Your objective:
Your task is to retype, word for word, the lines from the start of the data through the line holding "const xTickValues = [0,5,10,15,20];". Do not include the pictures.

╭──

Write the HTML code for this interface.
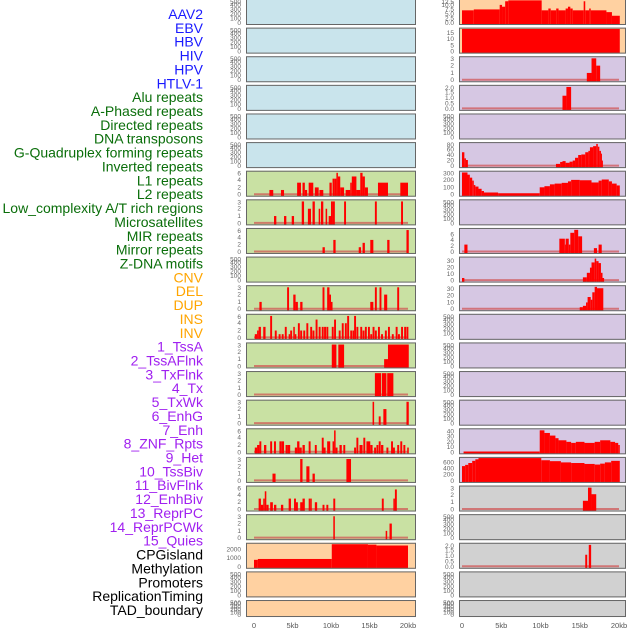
<!DOCTYPE html>
<html><head><meta charset="utf-8">
<style>
html,body{margin:0;padding:0;background:#fff;width:630px;height:630px;overflow:hidden}
svg{display:block}
.lab{font-family:"Liberation Sans",sans-serif;font-size:14px}
.tk{font-family:"Liberation Sans",sans-serif;font-size:6.5px;fill:#666}
.xt{font-family:"Liberation Sans",sans-serif;font-size:7.5px;fill:#555}
</style></head>
<body>
<svg id="chart" width="630" height="630" viewBox="0 0 630 630"></svg>
<script>
// ---- labels ----
const labelNames = ["AAV2","EBV","HBV","HIV","HPV","HTLV-1","Alu repeats","A-Phased repeats","Directed repeats","DNA transposons","G-Quadruplex forming repeats","Inverted repeats","L1 repeats","L2 repeats","Low_complexity A/T rich regions","Microsatellites","MIR repeats","Mirror repeats","Z-DNA motifs","CNV","DEL","DUP","INS","INV","1_TssA","2_TssAFlnk","3_TxFlnk","4_Tx","5_TxWk","6_EnhG","7_Enh","8_ZNF_Rpts","9_Het","10_TssBiv","11_BivFlnk","12_EnhBiv","13_ReprPC","14_ReprPCWk","15_Quies","CPGisland","Methylation","Promoters","ReplicationTiming","TAD_boundary"];
const labelGroups = ["b","b","b","b","b","b","g","g","g","g","g","g","g","g","g","g","g","g","g","o","o","o","o","o","p","p","p","p","p","p","p","p","p","p","p","p","p","p","p","k","k","k","k","k"];
const xTickLabels = ["0","5kb","10kb","15kb","20kb"];
const xTickValues = [0,5,10,15,20];

// ---- series data: [startKb, endKb, value] ----
const L7 = [[2,2.5,1.3],[3.5,3.9,1.3],[5.6,6.1,3.3],[6.3,6.6,3.3],[6.6,6.9,1.3],[7.1,7.7,3.3],[7.9,8.4,2],[8.5,9,1.3],[9.8,10.1,3.3],[10.2,10.5,4.4],[10.5,10.7,4.4],[10.7,10.9,6],[10.9,11.2,5],[11.2,11.7,2],[11.9,12.5,1.3],[12.5,12.7,3.3],[12.7,13.3,5],[13.3,13.8,1.3],[13.8,14.1,6],[14.1,14.4,5],[14.4,14.8,2],[16.1,17.4,3.3],[19,20,3.3]];
const L8 = [[2.6,2.9,1],[3.9,4.2,1],[4.9,5.2,1],[6.2,6.5,3],[7,7.4,2],[7.6,7.9,3],[8.4,8.6,2],[8.7,9,3],[9.3,9.5,2],[9.7,10,1],[10,10.2,3],[10.2,10.5,3],[11.7,11.95,3],[15.7,15.95,3],[19.1,19.35,3]];
const L9 = [[8.9,9.2,1.3],[10.3,10.6,3.3],[13.6,13.9,1.3],[14.1,14.4,2.5],[15.1,15.5,3.3],[17.3,17.6,3.3],[19.8,20.1,6]];
const L11 = [[0.7,1,1],[4.3,4.55,3],[5.1,5.4,2],[5.4,5.7,1],[6,6.3,1],[8.9,9.15,3],[9.5,9.8,3],[9.8,10,2],[10,10.2,1],[15.1,15.5,1],[15.7,15.95,3],[16.3,16.55,3],[16.9,17.3,2],[18.6,18.85,3]];
const L12 = [[0.1,0.4,1],[0.4,0.6,2],[0.6,0.9,3],[1.2,1.5,3],[2.1,2.35,6],[2.7,2.95,2],[3.2,3.45,1],[3.6,3.85,1],[4,4.25,3],[4.5,4.7,1],[4.7,4.95,2],[5.1,5.3,3],[5.3,5.5,1],[5.7,5.95,4],[6,6.25,2],[6.4,6.65,2],[6.8,7.05,4],[7.3,7.55,3],[7.6,7.85,2],[8,8.25,5],[8.4,8.65,3],[8.8,9.05,3],[9.1,9.35,3],[9.4,9.65,3],[10.1,10.35,3],[10.4,10.65,5],[11,11.25,2],[11.4,11.65,4],[11.8,12.05,4],[12.1,12.35,6],[12.5,12.75,2],[12.8,13,2],[13,13.25,6],[13.3,13.55,3],[13.8,14.05,3],[14.1,14.35,2],[14.4,14.65,3],[14.8,15.05,3],[15.1,15.35,1],[15.4,15.65,3],[15.7,15.95,2],[16.1,16.35,3],[16.5,16.75,1],[17,17.25,2],[17.4,17.65,3],[17.9,18.15,1],[18.4,18.65,3],[18.7,18.95,1],[19.1,19.35,3],[19.5,19.75,3],[19.8,20.05,3]];
const L13 = [[10.1,10.7,3],[10.95,11.7,3],[16.9,17.4,1],[17.4,20.1,3]];
const L14 = [[15.7,16.5,3],[16.6,17.2,3],[17.3,18.1,3]];
const L15 = [[15.4,15.6,3],[16.2,16.45,1],[16.8,17.2,2],[19.8,20.1,3]];
const L16 = [[0.1,0.4,1.3],[0.4,0.7,2],[0.7,0.95,3],[1.3,1.6,2],[2.1,2.35,3],[2.6,2.85,3],[3.3,3.6,3],[3.6,3.9,3],[4.1,4.4,2],[4.4,4.7,2],[5.3,5.6,1.3],[5.6,5.9,3],[5.9,6.2,1.3],[6.3,6.6,2],[7.1,7.35,3],[7.9,8.15,2],[8.8,9.05,4],[9,9.3,1.3],[9.5,9.9,3],[10.2,10.4,3],[10.4,10.6,6],[10.6,10.85,1.3],[11.1,11.4,2],[11.6,11.85,2],[13,13.25,1.3],[13.3,13.55,4],[13.7,14.1,2],[14.2,14.45,4],[14.6,15.1,3],[15.1,15.4,2],[15.6,15.85,1.3],[15.9,16.15,2],[16.2,16.45,3],[16.5,16.8,2],[17.2,17.45,1.3],[17.8,18.05,3],[18.05,18.3,1.3],[18.6,18.85,2],[19,19.25,3],[19.4,19.65,2],[19.9,20.1,1.3]];
const L17 = [[2.4,2.8,1],[6,6.3,3],[6.8,7.2,2],[7.6,7.9,1],[12,12.6,3]];
const L18 = [[0.6,0.9,3],[0.9,1.2,1.3],[1.2,1.4,3],[1.4,1.6,5],[1.6,1.9,1.3],[2.1,2.45,2],[2.6,2.9,1.3],[3.5,3.8,1.3],[4.5,4.8,3],[5.2,5.45,3],[5.45,5.7,2],[6,6.3,2],[6.3,6.6,3],[7.1,7.3,3],[7.3,7.5,3],[7.9,8.2,2],[8.9,9.15,1.3],[9.4,9.65,1.3],[10.3,10.55,3],[16.6,16.85,3],[18.1,18.3,3],[18.3,18.55,5.5]];
const L19 = [[10.3,10.5,3],[17.1,17.3,1],[17.6,17.9,2]];
const L20 = [[0,0.5,800],[0.5,10.1,900],[10.1,14.8,2600],[14.8,15.9,2550],[15.9,20,2450]];
const R1 = [[0,1.5,7],[1.5,4.8,7.5],[4.8,5.1,10],[5.1,5.5,9],[5.5,5.9,12],[5.9,10.15,12.5],[10.15,11,7],[11,11.3,8],[11.3,12,7],[12,12.3,8],[12.3,13.2,7],[13.2,13.5,8],[13.5,13.8,9],[13.8,14.1,8],[14.1,15.5,7],[15.5,15.7,12],[15.7,16.2,7],[16.2,16.4,8],[16.4,18.4,7],[18.4,19.1,6],[19.1,20.1,4]];
const R2 = [[0,20.1,18]];
const R3 = [[15.9,16.5,1],[16.5,17.1,3],[17.1,17.6,2]];
const R4 = [[12.8,13.3,1.2],[13.3,13.9,2]];
const R6 = [[0,0.3,50],[0.3,0.5,28],[0.5,0.75,22],[11.97,12.5,8],[12.5,12.8,15],[12.8,13.2,18],[13.2,13.7,12],[13.7,14.1,16],[14.1,14.4,20],[14.4,14.8,30],[14.8,15.2,40],[15.2,15.7,42],[15.7,16.1,50],[16.1,16.3,55],[16.3,16.7,68],[16.7,17.1,72],[17.1,17.3,80],[17.3,17.5,70],[17.5,17.7,55],[17.7,17.8,45],[17.8,17.95,20]];
const R7 = [[0,0.7,300],[0.7,1,270],[1,1.3,230],[1.3,1.5,190],[1.5,1.7,130],[1.7,2.1,110],[2.1,2.5,80],[2.5,2.8,50],[2.8,4.6,30],[4.6,9.9,20],[9.9,10.5,100],[10.5,11.2,115],[11.2,11.8,140],[11.8,12.7,150],[12.7,13.5,160],[13.5,13.9,180],[13.9,15,200],[15,16.5,195],[16.5,17.4,165],[17.4,17.8,190],[17.8,18.7,205],[18.7,19.1,180],[19.1,19.7,150],[19.7,20.1,125]];
const R9 = [[0.3,0.7,2.5],[12.4,13.1,4.5],[13.1,13.2,2.5],[13.2,13.6,4.5],[13.6,13.8,2.5],[13.8,14.3,6.5],[14.3,14.8,7.5],[14.8,15.3,5.3],[16.8,17.2,1.3],[17.4,17.8,2.5]];
const R10 = [[0,0.3,4],[15.4,15.9,5],[15.9,16.3,12],[16.3,16.5,20],[16.5,16.9,28],[16.9,17.1,34],[17.1,17.4,30],[17.4,17.7,27],[17.7,17.9,12],[17.9,18.1,4]];
const R11 = [[15,15.4,3],[15.4,15.8,5],[15.8,16,10],[16,16.4,18],[16.4,16.6,14],[16.6,16.9,25],[16.9,17.2,33],[17.2,18,31]];
const R16 = [[0.2,9.9,1.5],[9.9,10.5,42],[10.5,11.2,37],[11.2,11.9,32],[11.9,12.3,27],[12.3,13.3,23],[13.3,13.9,20],[13.9,14.5,18],[14.5,15.6,20],[15.6,16.9,18],[16.9,17.6,20],[17.6,18.9,23],[18.9,19.5,20],[19.5,19.9,18],[19.9,20.1,14]];
const R17 = [[0,0.4,480],[0.4,0.8,520],[0.8,1.3,580],[1.3,1.7,650],[1.7,2.1,700],[2.1,10.1,740],[10.1,11.2,670],[11.2,12.6,640],[12.6,13.9,600],[13.9,15.6,580],[15.6,16.9,550],[16.9,17.6,530],[17.6,18.2,560],[18.2,19,600],[19,20.1,650]];
const R18 = [[15.4,16.05,1.2],[16.05,16.5,3],[16.5,17.1,2.1]];
const R20 = [[15.7,15.95,1.1],[16.15,16.45,2]];

const BLUE="#c9e4ec", GREEN="#c9e1a3", ORANGE="#ffd1a1", PURPLE="#d6c7e3", GRAY="#d1d1d1";
const E=[0,100,200,300,400,500];
const panels = [
 [0,0,BLUE,E,510,null,0],[0,1,BLUE,E,510,null,0],[0,2,BLUE,E,510,null,0],[0,3,BLUE,E,510,null,0],[0,4,BLUE,E,510,null,0],[0,5,BLUE,E,510,null,0],
 [0,6,GREEN,[0,2,4,6],6.3,L7,1],[0,7,GREEN,[0,1,2,3],3.15,L8,1],[0,8,GREEN,[0,2,4,6],6.3,L9,1],[0,9,GREEN,E,510,null,0],
 [0,10,GREEN,[0,1,2,3],3.15,L11,1],[0,11,GREEN,[0,2,4,6],6.3,L12,1],[0,12,GREEN,[0,1,2,3],3.15,L13,1],[0,13,GREEN,[0,1,2,3],3.15,L14,1],
 [0,14,GREEN,[0,1,2,3],3.15,L15,1],[0,15,GREEN,[0,2,4,6],6.3,L16,1],[0,16,GREEN,[0,1,2,3],3.15,L17,1],[0,17,GREEN,[0,2,4,6],6.3,L18,1],
 [0,18,GREEN,[0,1,2,3],3.15,L19,1],[0,19,ORANGE,[0,1000,2000],2650,L20,0],[0,20,ORANGE,E,510,null,0],[0,21,ORANGE,E,510,null,0],
 [1,0,ORANGE,[0,2.5,5,7.5,10,12.5],12.7,R1,0],[1,1,ORANGE,[0,5,10,15],18.3,R2,0],[1,2,PURPLE,[0,1,2,3],3.15,R3,1],[1,3,PURPLE,[0,0.5,1,1.5,2],2.1,R4,1],
 [1,4,PURPLE,E,510,null,0],[1,5,PURPLE,[0,20,40,60,80],83,R6,1],[1,6,PURPLE,[0,100,200,300],310,R7,0],[1,7,PURPLE,E,510,null,0],
 [1,8,PURPLE,[0,2,4,6],7.8,R9,1],[1,9,PURPLE,[0,10,20,30],35.5,R10,1],[1,10,PURPLE,[0,10,20,30],34,R11,1],[1,11,PURPLE,E,510,null,0],
 [1,12,PURPLE,E,510,null,0],[1,13,PURPLE,E,510,null,0],[1,14,PURPLE,E,510,null,0],[1,15,PURPLE,[0,10,20,30,40],44,R16,0],
 [1,16,PURPLE,[0,200,400,600],745,R17,0],[1,17,GRAY,[0,1,2,3],3.15,R18,1],[1,18,GRAY,E,510,null,0],[1,19,GRAY,[0,0.5,1,1.5,2],2.1,R20,1],
 [1,20,GRAY,E,510,null,0],[1,21,GRAY,E,510,null,0]
];

const NS="http://www.w3.org/2000/svg";
const svg=document.getElementById('chart');
function mk(tag,attrs,parent){const e=document.createElementNS(NS,tag);for(const k in attrs)e.setAttribute(k,attrs[k]);(parent||svg).appendChild(e);return e;}

const colors={b:"#1a1aff",g:"#0a6e0a",o:"#ffa500",p:"#a020f0",k:"#000"};
labelNames.forEach((n,i)=>{
  const t=mk('text',{x:203,y:19+i*13.86,'text-anchor':'end',class:'lab',fill:colors[labelGroups[i]]});
  t.textContent=n;
  
  
});

const colX=[[246,416,254,408],[459,626,462,619]];
function rowTop(r){return -1+r*28.62;}
function xScale(c,kb){const C=colX[c];return C[2]+kb*(C[3]-C[2])/20;}

panels.forEach(p=>{
  const [c,r,bg,ticks,ymax,data,base]=p;
  const top=rowTop(r), h=(r===21?17:26), bot=top+h;
  const C=colX[c];
  const g=mk('g',{});
  
  
  mk('rect',{x:C[0],y:top,width:C[1]-C[0],height:h,fill:bg},g);
  const y=v=>bot-2-v/ymax*(h-3);
  if(base){
    const bl=mk('line',{x1:xScale(c,0),x2:xScale(c,20),y1:y(0)-0.5,y2:y(0)-0.5,stroke:'#d05050','stroke-width':2,'stroke-opacity':0.7},g);
    
    
  }
  if(data){data.forEach(d=>{
    const x1=xScale(c,d[0]),x2=xScale(c,d[1]);
    const yy=Math.max(top+0.5,y(d[2]));
    const b=mk('rect',{x:x1,y:yy,width:Math.max(1,x2-x1),height:y(0)-yy+1.5,fill:'#ff0000'},g);
    
    
  });}
  mk('rect',{x:C[0]+0.5,y:top+0.5,width:C[1]-C[0]-1,height:h-1,fill:'none',stroke:'#666','stroke-width':1},g);
  const dec=ticks.some(t=>t%1!==0)?1:0;
  ticks.forEach(t=>{
    const tt=mk('text',{x:C[0]-5,y:Math.max(top+3,y(t))+2,'text-anchor':'end',class:'tk'},g);
    tt.textContent=t.toFixed(dec);
    
    
  });
});

[0,1].forEach(c=>{
  xTickValues.forEach((v,i)=>{
    const t=mk('text',{x:xScale(c,v),y:628,'text-anchor':'middle',class:'xt'});
    t.textContent=xTickLabels[i];
    
    
  });
});
</script>
</body></html>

╰──

Exercise result:
Write the HTML code for this interface.
<!DOCTYPE html>
<html><head><meta charset="utf-8">
<style>
html,body{margin:0;padding:0;background:#fff;width:630px;height:630px;overflow:hidden}
svg{display:block}
.lab{font-family:"Liberation Sans",sans-serif;font-size:14px}
.tk{font-family:"Liberation Sans",sans-serif;font-size:6.5px;fill:#666}
.xt{font-family:"Liberation Sans",sans-serif;font-size:7.5px;fill:#555}
</style></head>
<body>
<svg id="chart" width="630" height="630" viewBox="0 0 630 630"></svg>
<script>
// ---- labels ----
const labelNames = ["AAV2","EBV","HBV","HIV","HPV","HTLV-1","Alu repeats","A-Phased repeats","Directed repeats","DNA transposons","G-Quadruplex forming repeats","Inverted repeats","L1 repeats","L2 repeats","Low_complexity A/T rich regions","Microsatellites","MIR repeats","Mirror repeats","Z-DNA motifs","CNV","DEL","DUP","INS","INV","1_TssA","2_TssAFlnk","3_TxFlnk","4_Tx","5_TxWk","6_EnhG","7_Enh","8_ZNF_Rpts","9_Het","10_TssBiv","11_BivFlnk","12_EnhBiv","13_ReprPC","14_ReprPCWk","15_Quies","CPGisland","Methylation","Promoters","ReplicationTiming","TAD_boundary"];
const labelGroups = ["b","b","b","b","b","b","g","g","g","g","g","g","g","g","g","g","g","g","g","o","o","o","o","o","p","p","p","p","p","p","p","p","p","p","p","p","p","p","p","k","k","k","k","k"];
const xTickLabels = ["0","5kb","10kb","15kb","20kb"];
const xTickValues = [0,5,10,15,20];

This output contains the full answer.